Immune modulation and vaccine development
Staphylococcus aureus is a common cause of mastitis, a disease estimated to cost the US dairy industry around $2 billion per year but, currently, there are no effective vaccines. Current control of S. aureus infections include proper milking time procedures and segregation or culling of infected animals. However, despite these management practices, S. aureus is still a major cause of intramammary infections in dairy cows and evades antibiotic therapies. In humans, S. aureus causes a variety of infections that are susceptible to antibiotic treatment. However the emergence of antibiotic resistant strains is a major concern for the success of future therapeutics. Consequently, there is an urgent need to develop an efficacious vaccine capable of inducing protection against S. aureus infections.
One of the main goals of Dr. Isis Kanevsky-Mullarky’s research program is to boost immune responses and enable resistance or clearance of infections. Her research program is focused on identifying the mechanisms by which infectious pathogens impair host defenses and establish infections. In addition, the group is evaluating the enhancement of the immune function to improve disease resistance. Understanding mechanisms of host immune cell activation will aid the treatment of infections and lead to a significant improvement in both animal and human health.
To date, results from the Kanevsky laboratory have established basic mechanisms of cellular immunity in the mammary gland. The initial steps of the host response to a pathogen involve dendritic cells, which are responsible for pathogen recognition and subsequent immune responses. Previous graduate students established the presence of dendritic cells; cells critical to the initiation of a protective immune response against infection in the bovine mammary gland. These findings laid the groundwork for the continued use of these cell types in immune modulation during vaccine development against S. aureus. Subsequent student findings show the existence of S. aureus specific immune (CD4+ and CD8+) memory cell populations in the blood of cows previously infected with S. aureus mastitis. These results pave the way for the identification of key protein antigens (immune epitopes) that can be used in the development of a novel and efficacious vaccine against S. aureus infections. Ongoing challenge studies using live and modified S. aureus are focused on modulation of T cell profiles in the mammary gland during infection. Specific studies are underway characterizing the T cell profiles in milk after primary and secondary challenges. Together, these studies have the potential to significantly advance the efforts towards vaccine development against antibiotic-resistant S. aureus strains in both animal and human populations by incorporating a bovine rather than a murine model for the identification of natural vaccine antigens.

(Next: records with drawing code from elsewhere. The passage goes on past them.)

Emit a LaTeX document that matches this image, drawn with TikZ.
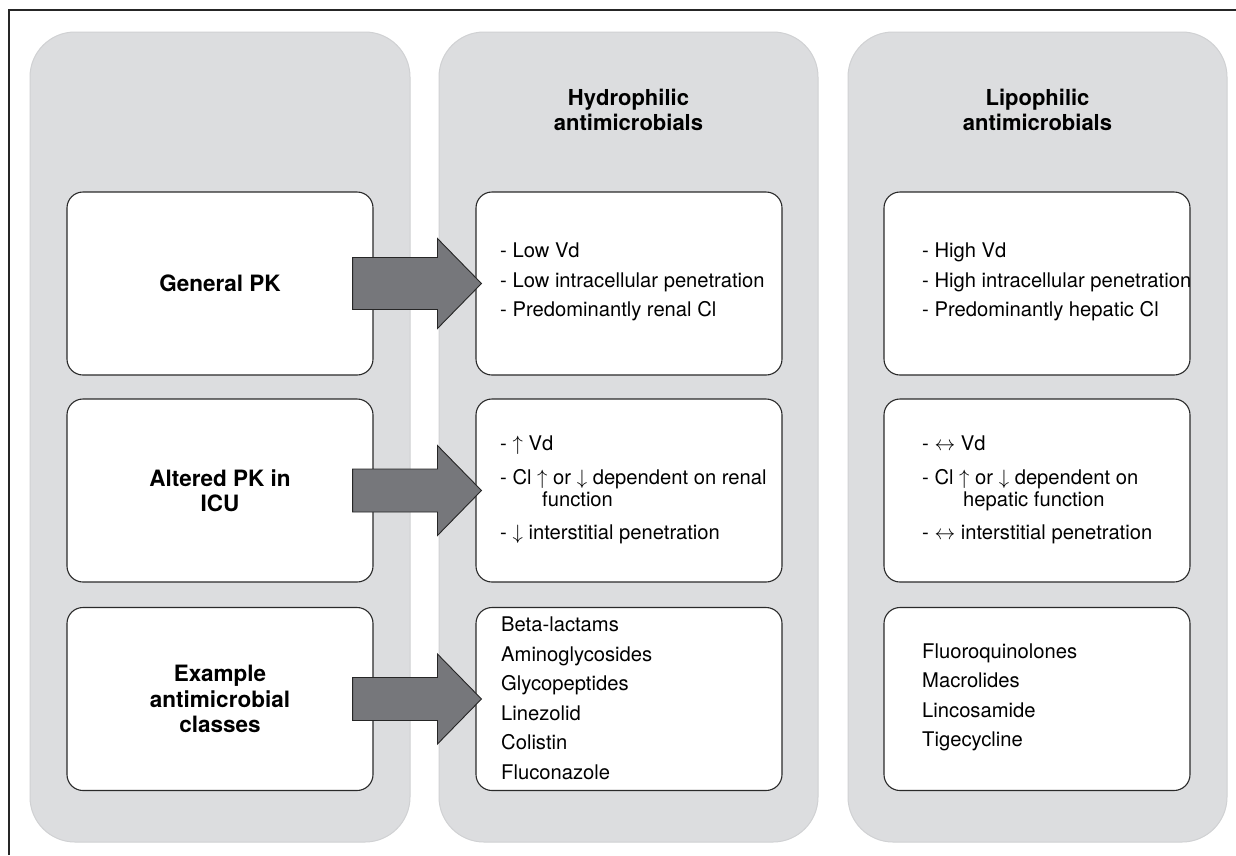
\documentclass[tikz,border=0pt]{standalone}
\usepackage{fontspec}
\setmainfont{TeX Gyre Heros}
\usetikzlibrary{calc}
\definecolor{panelgray}{HTML}{DCDDDF}
\definecolor{paneledge}{HTML}{D0D1D3}
\definecolor{arrowgray}{HTML}{76777B}
\definecolor{boxedge}{HTML}{2A2A2A}
\begin{document}
\begin{tikzpicture}[x=1pt,y=-1pt,
  panel/.style={draw=paneledge, line width=1pt, fill=panelgray, rounded corners=45pt},
  wbox/.style={draw=boxedge, line width=1.1pt, fill=white, rounded corners=16pt,
    minimum width=306pt, minimum height=183pt, inner sep=0pt, align=center,
    font=\fontsize{22.5}{25.5}\selectfont\bfseries},
  body/.style={anchor=west, align=left, inner sep=0pt, font=\fontsize{20.2}{29.5}\selectfont},
  head/.style={align=center, inner sep=0pt, font=\fontsize{22}{25}\selectfont\bfseries},
  blockarrow/.style={fill=arrowgray, draw=black!85, line width=0.9pt, line join=miter}]
\useasboundingbox (0,0) rectangle (1236,855);
\fill[white] (0,0) rectangle (1236,855);
% frame (top and left edges)
\draw[line width=1.6pt, black!85] (9,855) -- (9,10) -- (1236,10);
% panels
\draw[panel] (30,32) rectangle (410,842);
\draw[panel] (439,32) rectangle (818,842);
\draw[panel] (848,32) rectangle (1227,842);
% headings
\node[head] (h2) at (628.5,110) {Hydrophilic\\antimicrobials};
\node[head] (h3) at (1037.5,110) {Lipophilic\\antimicrobials};
% left boxes
\node[wbox] (l1) at (220,283.5) {General PK};
\node[wbox] (l2) at (220,490.5) {Altered PK in\\ICU};
\node[wbox] (l3) at (220,699) {Example\\antimicrobial\\classes};
% middle boxes
\node[wbox] (m1) at (629,283.5) {};
\node[wbox] (m2) at (629,490.5) {};
\node[wbox] (m3) at (629,699) {};
% right boxes
\node[wbox] (r1) at (1037,283.5) {};
\node[wbox] (r2) at (1037,490.5) {};
\node[wbox] (r3) at (1037,699) {};
% block arrows
\draw[blockarrow] ($(l1.east)+(-21,-26)$) -- ($(m1.west)+(-38,-26)$) -- ($(m1.west)+(-38,-45)$)
  -- ($(m1.west)+(6,0)$) -- ($(m1.west)+(-38,45)$) -- ($(m1.west)+(-38,26)$)
  -- ($(l1.east)+(-21,26)$) -- cycle;
\draw[blockarrow] ($(l2.east)+(-21,-21.5)$) -- ($(m2.west)+(-38,-21.5)$) -- ($(m2.west)+(-38,-45)$)
  -- ($(m2.west)+(6,0)$) -- ($(m2.west)+(-38,45)$) -- ($(m2.west)+(-38,21.5)$)
  -- ($(l2.east)+(-21,21.5)$) -- cycle;
\draw[blockarrow] ($(l3.east)+(-21,-21.5)$) -- ($(m3.west)+(-38,-21.5)$) -- ($(m3.west)+(-38,-45)$)
  -- ($(m3.west)+(6,0)$) -- ($(m3.west)+(-38,45)$) -- ($(m3.west)+(-38,21.5)$)
  -- ($(l3.east)+(-21,21.5)$) -- cycle;
% middle texts
\node[body] (t1) at (500,282) {- Low Vd\\- Low intracellular penetration\\- Predominantly renal Cl};
\node[body, font=\fontsize{20.2}{22}\selectfont] (t2) at (500,490)
  {- $\uparrow$ Vd\\[12pt]- Cl $\uparrow$ or $\downarrow$ dependent on renal\\\hspace*{42pt}function\\[11pt]- $\downarrow$ interstitial penetration};
\node[body] (t3) at (501,698.5) {Beta-lactams\\Aminoglycosides\\Glycopeptides\\Linezolid\\Colistin\\Fluconazole};
% right texts
\node[body] (u1) at (922,282) {- High Vd\\- High intracellular penetration\\- Predominantly hepatic Cl};
\node[body, font=\fontsize{20.2}{22}\selectfont] (u2) at (922,490)
  {- $\leftrightarrow$ Vd\\[12pt]- Cl $\uparrow$ or $\downarrow$ dependent on\\\hspace*{41pt}hepatic function\\[11pt]- $\leftrightarrow$ interstitial penetration};
\node[body] (u3) at (922,697.5) {Fluoroquinolones\\Macrolides\\Lincosamide\\Tigecycline};
\end{tikzpicture}
\end{document}
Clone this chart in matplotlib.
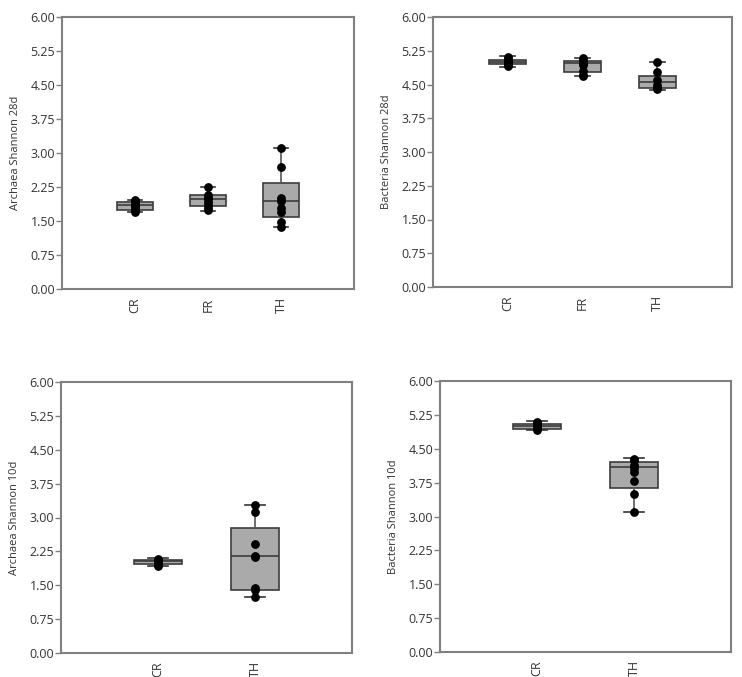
import matplotlib.pyplot as plt

# Box statistics: (q1, median, q3, whisker low, whisker high)
a28_groups = ["CR", "FR", "TH"]
a28_boxes = [(1.74, 1.86, 1.92, 1.69, 1.97),
             (1.83, 1.99, 2.07, 1.72, 2.25),
             (1.58, 1.95, 2.34, 1.37, 3.12)]
a28_points = [[1.97, 1.94, 1.90, 1.86, 1.82, 1.78, 1.74, 1.70],
              [2.25, 2.07, 2.03, 1.98, 1.93, 1.85, 1.78, 1.74],
              [3.12, 2.70, 2.01, 1.95, 1.78, 1.70, 1.48, 1.37]]

b28_groups = ["CR", "FR", "TH"]
b28_boxes = [(4.95, 5.00, 5.04, 4.89, 5.13),
             (4.77, 4.97, 5.03, 4.69, 5.08),
             (4.42, 4.56, 4.68, 4.38, 5.01)]
b28_points = [[5.12, 5.06, 5.02, 4.98, 4.95, 4.92],
              [5.09, 5.04, 4.97, 4.93, 4.79, 4.72, 4.70],
              [5.01, 4.77, 4.60, 4.50, 4.45, 4.39]]

a10_groups = ["CR", "TH"]
a10_boxes = [(1.96, 2.03, 2.07, 1.92, 2.10),
             (1.40, 2.14, 2.77, 1.23, 3.27)]
a10_points = [[2.08, 2.05, 2.02, 1.98, 1.95, 1.93],
              [3.27, 3.12, 2.41, 2.15, 2.13, 1.44, 1.39, 1.23]]

b10_groups = ["CR", "TH"]
b10_boxes = [(4.94, 5.00, 5.04, 4.91, 5.11),
             (3.63, 4.10, 4.21, 3.10, 4.30)]
b10_points = [[5.10, 5.06, 5.02, 4.98, 4.95, 4.92],
              [4.28, 4.24, 4.15, 4.07, 3.99, 3.79, 3.49, 3.10]]

y_ticks = [0.00, 0.75, 1.50, 2.25, 3.00, 3.75, 4.50, 5.25, 6.00]

W, H = 742, 677
fig = plt.figure(figsize=(W / 100, H / 100), dpi=100)
plt.rcParams['font.family'] = ['Open Sans', 'DejaVu Sans']

frame_col = '#808080'


def px_axes(left, right, top, bottom):
    return fig.add_axes([left / W, 1 - bottom / H, (right - left) / W, (bottom - top) / H])


def draw_panel(ax, groups, boxes, points, ylabel):
    stats = []
    for g, (q1, med, q3, lo, hi) in zip(groups, boxes):
        stats.append(dict(label=g, q1=q1, med=med, q3=q3, whislo=lo, whishi=hi, fliers=[]))
    pos = list(range(1, len(groups) + 1))
    ax.bxp(stats, positions=pos, widths=0.5, patch_artist=True, capwidths=0.2,
           boxprops=dict(facecolor='#aaaaaa', edgecolor='#3c3c3c', linewidth=1.2),
           medianprops=dict(color='#3c3c3c', linewidth=1.2),
           whiskerprops=dict(color='#555555', linewidth=1.2),
           capprops=dict(color='#333333', linewidth=1.2),
           zorder=2)
    for p, vals in zip(pos, points):
        ax.plot([p] * len(vals), vals, 'o', color='black', markersize=5.3, zorder=3)
    ax.set_xlim(0, len(groups) + 1)
    ax.set_ylim(0, 6)
    ax.set_yticks(y_ticks)
    ax.set_yticklabels([f"{t:.2f}" for t in y_ticks], fontsize=9, color='#333333')
    ax.set_xticks(pos)
    ax.set_xticklabels(groups, rotation=90, fontsize=9, color='#333333')
    ax.set_ylabel(ylabel, fontsize=8, color='#333333', labelpad=7)
    ax.tick_params(axis='y', length=4, color=frame_col, width=1, pad=1)
    ax.tick_params(axis='x', length=0, pad=6)
    for s in ax.spines.values():
        s.set_color(frame_col)
        s.set_linewidth(1.5)


draw_panel(px_axes(62, 354, 17, 289), a28_groups, a28_boxes, a28_points, "Archaea Shannon 28d")
draw_panel(px_axes(433, 732, 17, 287), b28_groups, b28_boxes, b28_points, "Bacteria Shannon 28d")
draw_panel(px_axes(61, 352, 382, 653), a10_groups, a10_boxes, a10_points, "Archaea Shannon 10d")
draw_panel(px_axes(440, 731, 381, 652), b10_groups, b10_boxes, b10_points, "Bacteria Shannon 10d")

fig.savefig("out.png", dpi=100)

Developing and Supporting Projects
Vaccination is only one of the means by which immune function can be enhanced. The Kanevsky laboratory, in collaboration with a variety of partners, is working on a) identification of the mechanisms by which a bovine feed additive enhances immune cell function using a mouse model, b) study of bacterial modifications on immune cell function in murine models of lung infections, and c) the role of lymphocytes in the development of neonatal immune function and development.
The recent studies of neonatal immune function in the Kanevsky laboratory were driven by a Masters degree student interested in calf development, nutrition, and immunity. The ingestion of colostrum, the first milk of the mammary gland after calving, provides nutrition and stimulation of immune development to the neonate. To date, passive transfer of immunoglobulins (antibodies) has been the main criteria for determining colostrum quality. However, colostrum also contains hormones, proteins and vitamins, cytokines (immune-enhancing proteins), anti-bacterial proteins, and viable immune cells. Data from a recent trial indicated enhanced response to vaccination in heifers fed whole as compared to cell-free colostrum at birth. These studies are aimed at determining the role of maternal immune cells on enhancing innate and adaptive immune function in the calf. Current studies will continue to target vaccine and colostrum management strategies at improving transfer of maternal cells to enhance neonatal disease resistance and immune development
Overall, the ability to raise animals with a stronger immune system will allow for less disease during the lifespan of the animal and therefore a reduced economic cost to dairy producers due to fewer veterinary bills and losses of animals. Defining the role played by immune cells both during mucosal infections, such as mammary and lung, as well as neonatal immune development will help identify new biology to reduce disease and death in dairy animals.